Directions for this task: Print the lines of the listing below verbatim from its first line through the line bearing "const uhcStep = 0.0001 / 3;". Any pictures are to be omitted.

-------- Data segment --------

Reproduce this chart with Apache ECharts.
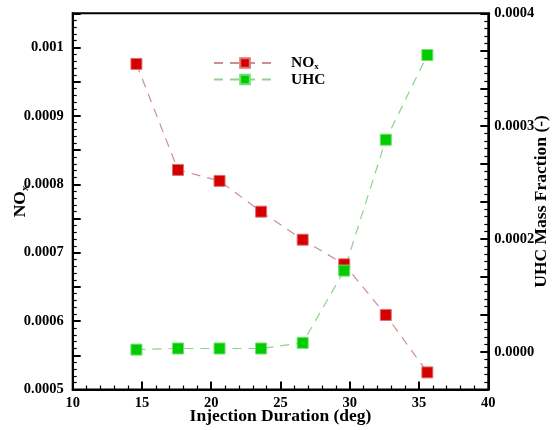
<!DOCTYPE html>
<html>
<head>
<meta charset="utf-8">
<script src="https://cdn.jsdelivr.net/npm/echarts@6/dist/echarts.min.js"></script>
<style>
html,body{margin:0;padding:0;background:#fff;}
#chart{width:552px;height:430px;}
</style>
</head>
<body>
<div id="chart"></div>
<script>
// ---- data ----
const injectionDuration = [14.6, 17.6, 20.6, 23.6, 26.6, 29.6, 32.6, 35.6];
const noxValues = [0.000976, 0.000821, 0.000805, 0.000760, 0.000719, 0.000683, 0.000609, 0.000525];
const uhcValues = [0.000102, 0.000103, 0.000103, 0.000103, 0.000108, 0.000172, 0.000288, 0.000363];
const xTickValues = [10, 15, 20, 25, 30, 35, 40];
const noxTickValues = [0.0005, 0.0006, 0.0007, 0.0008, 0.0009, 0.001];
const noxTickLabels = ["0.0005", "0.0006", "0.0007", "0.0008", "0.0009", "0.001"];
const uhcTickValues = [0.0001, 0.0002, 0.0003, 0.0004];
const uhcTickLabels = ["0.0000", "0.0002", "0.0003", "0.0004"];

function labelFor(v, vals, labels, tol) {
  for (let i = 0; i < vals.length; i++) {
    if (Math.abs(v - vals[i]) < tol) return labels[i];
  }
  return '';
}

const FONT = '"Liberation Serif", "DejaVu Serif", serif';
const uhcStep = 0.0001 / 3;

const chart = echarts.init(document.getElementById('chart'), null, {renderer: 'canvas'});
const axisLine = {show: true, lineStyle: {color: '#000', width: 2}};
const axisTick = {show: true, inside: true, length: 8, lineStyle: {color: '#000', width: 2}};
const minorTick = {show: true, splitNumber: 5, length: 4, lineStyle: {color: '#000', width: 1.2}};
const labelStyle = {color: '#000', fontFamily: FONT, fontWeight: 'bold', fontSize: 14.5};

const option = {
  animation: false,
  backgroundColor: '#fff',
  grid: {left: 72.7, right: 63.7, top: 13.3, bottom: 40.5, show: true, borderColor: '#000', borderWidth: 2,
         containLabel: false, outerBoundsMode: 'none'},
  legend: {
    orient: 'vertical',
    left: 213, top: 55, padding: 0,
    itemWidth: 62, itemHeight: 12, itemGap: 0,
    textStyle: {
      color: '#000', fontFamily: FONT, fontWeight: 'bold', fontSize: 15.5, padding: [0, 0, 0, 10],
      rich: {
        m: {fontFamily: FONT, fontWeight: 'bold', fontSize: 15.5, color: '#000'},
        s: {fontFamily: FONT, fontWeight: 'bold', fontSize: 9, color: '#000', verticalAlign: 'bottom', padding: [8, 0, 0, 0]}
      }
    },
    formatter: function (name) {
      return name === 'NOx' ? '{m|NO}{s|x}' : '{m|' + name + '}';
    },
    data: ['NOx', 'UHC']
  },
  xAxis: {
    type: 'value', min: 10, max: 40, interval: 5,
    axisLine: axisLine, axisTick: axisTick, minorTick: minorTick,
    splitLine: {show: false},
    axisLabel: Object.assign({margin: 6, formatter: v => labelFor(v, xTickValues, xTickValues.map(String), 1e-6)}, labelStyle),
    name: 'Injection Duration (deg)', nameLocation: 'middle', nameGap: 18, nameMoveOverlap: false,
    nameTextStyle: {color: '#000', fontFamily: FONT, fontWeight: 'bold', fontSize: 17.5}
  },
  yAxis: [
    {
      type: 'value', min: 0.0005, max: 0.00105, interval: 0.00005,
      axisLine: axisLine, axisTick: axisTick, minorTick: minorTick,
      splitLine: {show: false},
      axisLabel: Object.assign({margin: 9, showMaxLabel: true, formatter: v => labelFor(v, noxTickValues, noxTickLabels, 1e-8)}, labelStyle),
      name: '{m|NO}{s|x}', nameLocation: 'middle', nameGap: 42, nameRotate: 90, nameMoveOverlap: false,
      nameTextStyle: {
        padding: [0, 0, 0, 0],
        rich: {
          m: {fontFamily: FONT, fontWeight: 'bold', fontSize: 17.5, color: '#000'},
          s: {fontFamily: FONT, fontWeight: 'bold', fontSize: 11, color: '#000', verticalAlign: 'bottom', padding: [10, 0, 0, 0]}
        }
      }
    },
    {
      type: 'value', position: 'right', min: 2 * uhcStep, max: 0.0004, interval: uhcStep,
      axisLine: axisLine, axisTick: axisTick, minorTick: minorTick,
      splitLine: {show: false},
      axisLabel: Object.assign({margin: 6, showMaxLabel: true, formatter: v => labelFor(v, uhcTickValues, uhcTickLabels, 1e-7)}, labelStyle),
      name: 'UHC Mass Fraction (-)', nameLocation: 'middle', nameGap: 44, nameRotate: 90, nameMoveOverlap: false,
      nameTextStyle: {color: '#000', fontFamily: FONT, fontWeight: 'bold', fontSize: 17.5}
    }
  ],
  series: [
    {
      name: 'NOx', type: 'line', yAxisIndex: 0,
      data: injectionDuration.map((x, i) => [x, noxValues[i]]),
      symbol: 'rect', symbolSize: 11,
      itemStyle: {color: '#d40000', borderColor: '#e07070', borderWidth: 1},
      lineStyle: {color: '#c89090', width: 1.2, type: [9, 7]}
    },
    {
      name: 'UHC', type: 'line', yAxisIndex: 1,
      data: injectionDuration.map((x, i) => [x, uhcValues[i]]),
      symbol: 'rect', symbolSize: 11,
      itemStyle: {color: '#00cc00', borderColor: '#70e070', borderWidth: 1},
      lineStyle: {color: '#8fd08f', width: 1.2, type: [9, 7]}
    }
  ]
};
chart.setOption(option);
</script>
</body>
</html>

--------

Response to this exercise:
Reproduce this chart with Apache ECharts.
<!DOCTYPE html>
<html>
<head>
<meta charset="utf-8">
<script src="https://cdn.jsdelivr.net/npm/echarts@6/dist/echarts.min.js"></script>
<style>
html,body{margin:0;padding:0;background:#fff;}
#chart{width:552px;height:430px;}
</style>
</head>
<body>
<div id="chart"></div>
<script>
// ---- data ----
const injectionDuration = [14.6, 17.6, 20.6, 23.6, 26.6, 29.6, 32.6, 35.6];
const noxValues = [0.000976, 0.000821, 0.000805, 0.000760, 0.000719, 0.000683, 0.000609, 0.000525];
const uhcValues = [0.000102, 0.000103, 0.000103, 0.000103, 0.000108, 0.000172, 0.000288, 0.000363];
const xTickValues = [10, 15, 20, 25, 30, 35, 40];
const noxTickValues = [0.0005, 0.0006, 0.0007, 0.0008, 0.0009, 0.001];
const noxTickLabels = ["0.0005", "0.0006", "0.0007", "0.0008", "0.0009", "0.001"];
const uhcTickValues = [0.0001, 0.0002, 0.0003, 0.0004];
const uhcTickLabels = ["0.0000", "0.0002", "0.0003", "0.0004"];

function labelFor(v, vals, labels, tol) {
  for (let i = 0; i < vals.length; i++) {
    if (Math.abs(v - vals[i]) < tol) return labels[i];
  }
  return '';
}

const FONT = '"Liberation Serif", "DejaVu Serif", serif';
const uhcStep = 0.0001 / 3;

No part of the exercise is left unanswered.